Although I know the hostas will soon be ravaged by sun and slugs, this one (‘June’ I think) is looking so beautiful in the terraced bed off the deck. I like it with the striped hakenachloa next to it.
This photo makes it look a little messier than it is, but I don’t think the circle garden has ever looked better. I’m loving the ‘Redbor’ kale in there and I expect it to pretty much take over during the course of the summer.
That bright orange pop you see in the circle garden is ‘Geisha Girl’ calendula. It is darn near neon orange
I’m happy with how the “main garden” is looking now that it’s one of the few that has been weeded and mulched. I used ‘Morning Glory Charm’ supertunias in the urn and around it. I’m really loving this new variety. I really hope the urn grows in well this year. I have a ‘Cafe au Lait’ dahlia in the center with the supertunias and ‘Kent Beauty’ ornamental oregano. A ‘Princess Diana’ clematis climbs up the front.
Speaking of containers, the big container by the door was planted similarly to last year with the addition of verbena bonariensis.
I planted the garden alongside the patio with almost all annuals this year. Hopefully they will fill in and be a lush riot of color.
The front steps are currently serving as a staging area. Please, god of gardening, let me get everything in the ground the coming weekend.

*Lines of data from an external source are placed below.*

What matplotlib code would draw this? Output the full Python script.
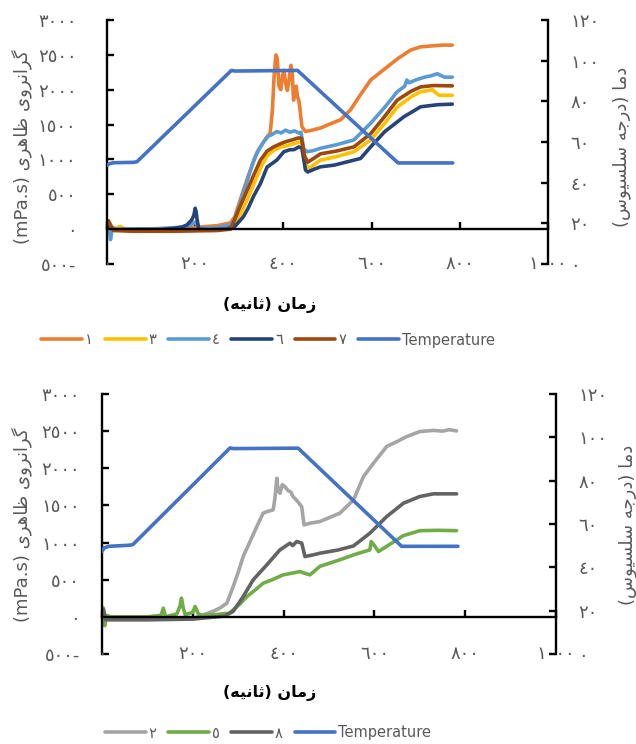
import matplotlib
matplotlib.use("Agg")
import matplotlib.pyplot as plt

plt.rcParams['font.family'] = ['DejaVu Sans']

# ---------------- data ----------------
x_ticks = [0, 200, 400, 600, 800, 1000]
x_tick_labels = ["\u0660", "\u0662\u0660\u0660", "\u0664\u0660\u0660", "\u0666\u0660\u0660", "\u0668\u0660\u0660", "\u0661\u0660\u0660\u0660"]
y_ticks = [-500, 0, 500, 1000, 1500, 2000, 2500, 3000]
y_tick_labels = ["\u0665\u0660\u0660-", "\u0660", "\u0665\u0660\u0660", "\u0661\u0660\u0660\u0660", "\u0661\u0665\u0660\u0660",
                 "\u0662\u0660\u0660\u0660", "\u0662\u0665\u0660\u0660", "\u0663\u0660\u0660\u0660"]
t_ticks = [0, 20, 40, 60, 80, 100, 120]
t_tick_labels = ["\u0660", "\u0662\u0660", "\u0664\u0660", "\u0666\u0660", "\u0668\u0660", "\u0661\u0660\u0660", "\u0661\u0662\u0660"]

# Temperature profile (right axis, degC)
temp_t = [0, 5, 15, 60, 68, 282, 290, 432, 660, 784]
temp_v_top = [48.6, 49.3, 49.8, 50.0, 50.3, 95.2, 94.9, 95.2, 49.7, 49.7]
temp_v_bot = [47.4, 49.0, 49.7, 50.2, 50.5, 95.1, 94.8, 95.0, 49.7, 49.7]

# Top chart samples
t1 = [0, 3, 8, 15, 40, 100, 150, 200, 250, 280, 290, 300, 320, 340, 360, 370, 375, 379, 383, 386, 390, 394, 398,
      401, 405, 409, 413, 417, 420, 423, 426, 429, 432, 435, 438, 442, 450, 465, 484, 510, 530, 552, 575, 598, 620,
      636, 660, 689, 711, 740, 760, 783]
v1 = [60, 120, 40, 10, 0, 5, 15, 25, 50, 90, 180, 380, 760, 1100, 1300, 1380, 1700, 2200, 2500, 2450, 2050, 2000,
      2200, 2280, 2100, 1990, 2150, 2350, 2250, 1850, 2000, 2050, 1900, 1850, 1700, 1470, 1400, 1420, 1450, 1520,
      1570, 1710, 1930, 2140, 2250, 2330, 2450, 2570, 2615, 2630, 2640, 2640]

t3 = [0, 3, 8, 15, 30, 40, 60, 150, 250, 280, 292, 305, 320, 335, 350, 363, 378, 395, 410, 425, 438, 444, 452, 460,
      484, 520, 560, 598, 630, 658, 690, 711, 738, 745, 753, 783]
v3 = [30, 60, 20, 0, 40, 0, -20, -20, -10, 10, 100, 250, 450, 680, 900, 1050, 1130, 1180, 1200, 1230, 1250, 1200,
      900, 880, 990, 1040, 1110, 1280, 1520, 1750, 1900, 1970, 2000, 1960, 1920, 1920]

t4 = [0, 4, 8, 12, 20, 60, 120, 170, 185, 195, 200, 205, 210, 250, 280, 290, 302, 318, 333, 345, 355, 365, 375, 385,
      395, 405, 415, 425, 435, 440, 446, 454, 470, 484, 520, 560, 598, 630, 658, 675, 680, 685, 700, 720, 735, 749,
      765, 783]
v4 = [40, 80, -150, 20, 0, 0, 5, 30, 50, 80, 100, 60, 10, 20, 60, 150, 370, 700, 990, 1150, 1250, 1330, 1360, 1400,
      1380, 1420, 1390, 1410, 1380, 1390, 1150, 1110, 1130, 1160, 1210, 1280, 1520, 1750, 1970, 2050, 2140, 2100,
      2140, 2180, 2200, 2230, 2180, 2180]

t6 = [0, 3, 8, 15, 60, 120, 150, 170, 181, 192, 197, 200, 202, 204, 206, 208, 230, 270, 290, 309, 320, 333, 348, 363,
      385, 401, 415, 424, 435, 442, 450, 455, 470, 484, 515, 560, 575, 598, 630, 673, 711, 750, 783]
v6 = [40, 80, 20, -10, -20, -10, 10, 30, 60, 130, 200, 300, 250, 150, 80, 0, -10, 0, 40, 176, 300, 480, 655, 890,
      990, 1110, 1140, 1140, 1180, 1160, 850, 820, 860, 894, 918, 990, 1014, 1181, 1400, 1611, 1755, 1785, 1793]

t7 = [0, 3, 8, 15, 60, 150, 250, 280, 289, 300, 318, 333, 348, 363, 378, 395, 408, 420, 435, 441, 448, 455, 470, 484,
      520, 560, 598, 630, 658, 690, 711, 740, 783]
v7 = [80, 120, 60, -20, -30, -30, -20, 0, 130, 300, 560, 780, 990, 1120, 1180, 1230, 1260, 1280, 1310, 1300, 1050,
      960, 1020, 1080, 1120, 1180, 1370, 1620, 1850, 1980, 2040, 2060, 2055]

# Bottom chart samples
t2 = [0, 3, 8, 15, 100, 200, 245, 260, 275, 289, 300, 311, 325, 341, 355, 365, 377, 381, 385, 388, 392, 397, 403,
      410, 416, 421, 430, 440, 445, 452, 458, 480, 524, 554, 576, 598, 627, 650, 671, 700, 730, 750, 765, 781]
v2 = [50, 80, -30, -30, -30, -25, 75, 120, 184, 408, 600, 812, 1000, 1216, 1396, 1420, 1440, 1600, 1866, 1700, 1664,
      1780, 1751, 1700, 1680, 1616, 1560, 1481, 1238, 1250, 1261, 1283, 1396, 1575, 1889, 2069, 2293, 2360, 2427,
      2494, 2510, 2500, 2520, 2503]

t5 = [0, 3, 6, 10, 20, 100, 130, 135, 140, 165, 172, 175, 179, 183, 200, 205, 208, 212, 220, 250, 280, 289, 305, 319,
      337, 355, 375, 399, 420, 436, 445, 458, 480, 520, 554, 590, 593, 600, 609, 640, 664, 700, 740, 781]
v5 = [80, 120, -120, 20, 0, 0, 20, 117, 0, 40, 150, 252, 120, 30, 60, 139, 100, 40, 20, 30, 50, 94, 180, 273, 360,
      453, 500, 565, 590, 610, 590, 565, 680, 760, 834, 902, 1014, 960, 879, 1000, 1094, 1160, 1165, 1160]

t8 = [0, 3, 8, 15, 100, 200, 270, 289, 311, 333, 363, 392, 414, 420, 429, 440, 447, 465, 480, 520, 554, 590, 627,
      664, 700, 730, 781]
v8 = [60, 100, -40, -40, -40, -30, 10, 75, 273, 498, 700, 902, 992, 960, 1014, 992, 812, 834, 857, 900, 955, 1126,
      1350, 1530, 1620, 1656, 1656]

top_series = [("\u0661", t1, v1, "#ED7D31"), ("\u0663", t3, v3, "#FFC000"), ("\u0664", t4, v4, "#5B9BD5"),
              ("\u0666", t6, v6, "#264478"), ("\u0667", t7, v7, "#9E480E")]
bot_series = [("\u0662", t2, v2, "#A5A5A5"), ("\u0665", t5, v5, "#70AD47"), ("\u0668", t8, v8, "#636363")]
temp_color = "#4472C4"

# ---------------- simple Arabic/Persian shaping ----------------
FORMS = {
    '\u0627': ('\uFE8D', '\uFE8E', None, None),
    '\u062F': ('\uFEA9', '\uFEAA', None, None),
    '\u0631': ('\uFEAD', '\uFEAE', None, None),
    '\u0632': ('\uFEAF', '\uFEB0', None, None),
    '\u0648': ('\uFEED', '\uFEEE', None, None),
    '\u0645': ('\uFEE1', '\uFEE2', '\uFEE3', '\uFEE4'),
    '\u0646': ('\uFEE5', '\uFEE6', '\uFEE7', '\uFEE8'),
    '\u062C': ('\uFE9D', '\uFE9E', '\uFE9F', '\uFEA0'),
    '\u0647': ('\uFEE9', '\uFEEA', '\uFEEB', '\uFEEC'),
    '\u0633': ('\uFEB1', '\uFEB2', '\uFEB3', '\uFEB4'),
    '\u0644': ('\uFEDD', '\uFEDE', '\uFEDF', '\uFEE0'),
    '\u0638': ('\uFEC5', '\uFEC6', '\uFEC7', '\uFEC8'),
    '\u062B': ('\uFE99', '\uFE9A', '\uFE9B', '\uFE9C'),
    '\u06CC': ('\uFBFC', '\uFBFD', '\uFBFE', '\uFBFF'),
    '\u06AF': ('\uFB92', '\uFB93', '\uFB94', '\uFB95'),
}


def shape(word):
    out = []
    for i, c in enumerate(word):
        f = FORMS.get(c)
        if f is None:
            out.append(c)
            continue
        prev = FORMS.get(word[i - 1]) if i > 0 else None
        jp = prev is not None and prev[2] is not None
        nxt = FORMS.get(word[i + 1]) if i + 1 < len(word) else None
        jn = f[2] is not None and nxt is not None
        if jp and jn:
            g = f[3]
        elif jp:
            g = f[1]
        elif jn:
            g = f[2]
        else:
            g = f[0]
        out.append(g)
    return ''.join(reversed(out))


w_viscosity = '\u06AF\u0631\u0627\u0646\u0631\u0648\u06CC'
w_apparent = '\u0638\u0627\u0647\u0631\u06CC'
w_temp = '\u062F\u0645\u0627'
w_degree = '\u062F\u0631\u062C\u0647'
w_celsius = '\u0633\u0644\u0633\u06CC\u0648\u0633'
w_time = '\u0632\u0645\u0627\u0646'
w_second = '\u062B\u0627\u0646\u06CC\u0647'

ylabel_left = "(mPa.s) " + shape(w_apparent) + " " + shape(w_viscosity)
ylabel_right = "(" + shape(w_celsius) + " " + shape(w_degree) + ") " + shape(w_temp)
xlabel = "(" + shape(w_second) + ") " + shape(w_time)

GREY = "#595959"
TICK_FS = 13
LW = 2.6

fig = plt.figure(figsize=(6.36, 7.44), dpi=100)


def build(rect, series, temp_v, ylab_x, ylab_r_x, ylab_y, xlab_y, leg_y, ypad):
    ax = fig.add_axes(rect)
    ax.set_xlim(0, 1000)
    ax.set_ylim(-500, 3000)
    tw = ax.twinx()
    tw.set_ylim(0, 120)
    handles = []
    for name, t, v, c in series:
        h, = ax.plot(t, v, color=c, lw=LW, solid_capstyle='round', solid_joinstyle='round', label=name)
        handles.append(h)
    ht, = tw.plot(temp_t, temp_v, color=temp_color, lw=LW, solid_capstyle='round', label="Temperature")
    handles.append(ht)

    for a in (ax, tw):
        a.spines['top'].set_visible(False)
        for s in a.spines.values():
            s.set_linewidth(1.7)
            s.set_color('black')
    ax.spines['right'].set_visible(False)
    tw.spines['left'].set_visible(False)
    tw.spines['bottom'].set_visible(False)
    ax.spines['bottom'].set_position(('data', 0))

    ax.set_yticks(y_ticks)
    ax.set_yticklabels(y_tick_labels)
    ax.tick_params(axis='y', direction='in', length=5, width=1.7, pad=ypad, labelsize=TICK_FS, labelcolor=GREY)
    tw.set_yticks(t_ticks)
    tw.set_yticklabels(t_tick_labels)
    tw.tick_params(axis='y', direction='in', length=5, width=1.7, pad=16, labelsize=TICK_FS, labelcolor=GREY)
    ax.set_xticks(x_ticks)
    ax.tick_params(axis='x', direction='in', length=5, width=1.7, labelbottom=False)
    trans = ax.get_xaxis_transform()
    for xv, lab in zip(x_ticks, x_tick_labels):
        ax.text(xv, 0.0, lab, transform=trans, ha='center', va='center', fontsize=TICK_FS, color=GREY)

    fig.text(ylab_x, ylab_y, ylabel_left, rotation=90, ha='center', va='center', fontsize=13, color=GREY)
    fig.text(ylab_r_x, ylab_y, ylabel_right, rotation=90, ha='center', va='center', fontsize=13, color=GREY)
    fig.text(270 / 636, xlab_y, xlabel, ha='center', va='center', fontsize=11.5, fontweight='bold', color='black')
    fig.legend(handles=handles, loc='center', bbox_to_anchor=(268 / 636, leg_y), ncol=len(handles), frameon=False,
               fontsize=10.5, handlelength=2.8, handletextpad=0.2, columnspacing=0.8, labelcolor=GREY)
    return ax


build([107 / 636, (744 - 264) / 744, 441 / 636, 244 / 744], top_series, temp_v_top,
      22 / 636, 622 / 636, 1 - 147 / 744, 1 - 305 / 744, 1 - 340 / 744, 22)
build([102 / 636, (744 - 654) / 744, 454 / 636, 260 / 744], bot_series, temp_v_bot,
      22 / 636, 628 / 636, 1 - 525 / 744, 1 - 693 / 744, 1 - 733 / 744, 16)

fig.savefig("out.png", dpi=100)
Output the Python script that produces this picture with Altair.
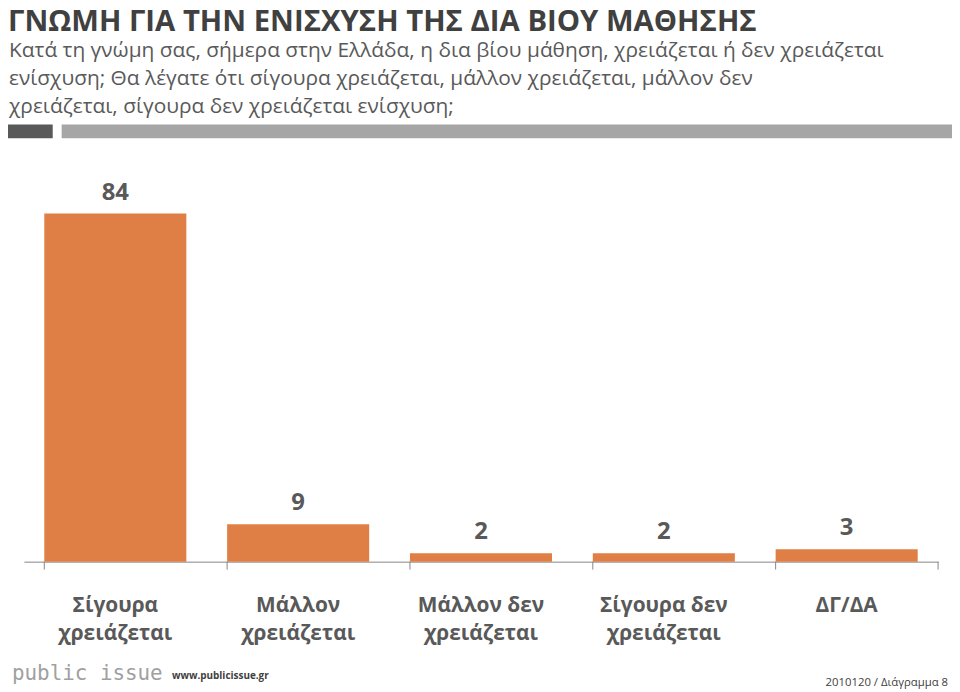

The ‘Prairie Snowdrift’ rose that I’m growing in a container has been looking good until the last two days when I noticed a familiar problem: telltale signs of sawfly larvae. Of all jobs in the garden, anything that involves picking creepy crawlies off of plants is among my most hated, but that’s what I did. You can see the sneaky bugger on the underside of a leave. Hopefully I caught them early enough to avoid any further damage.
That’s what’s happening in my garden? What’s the report from yours?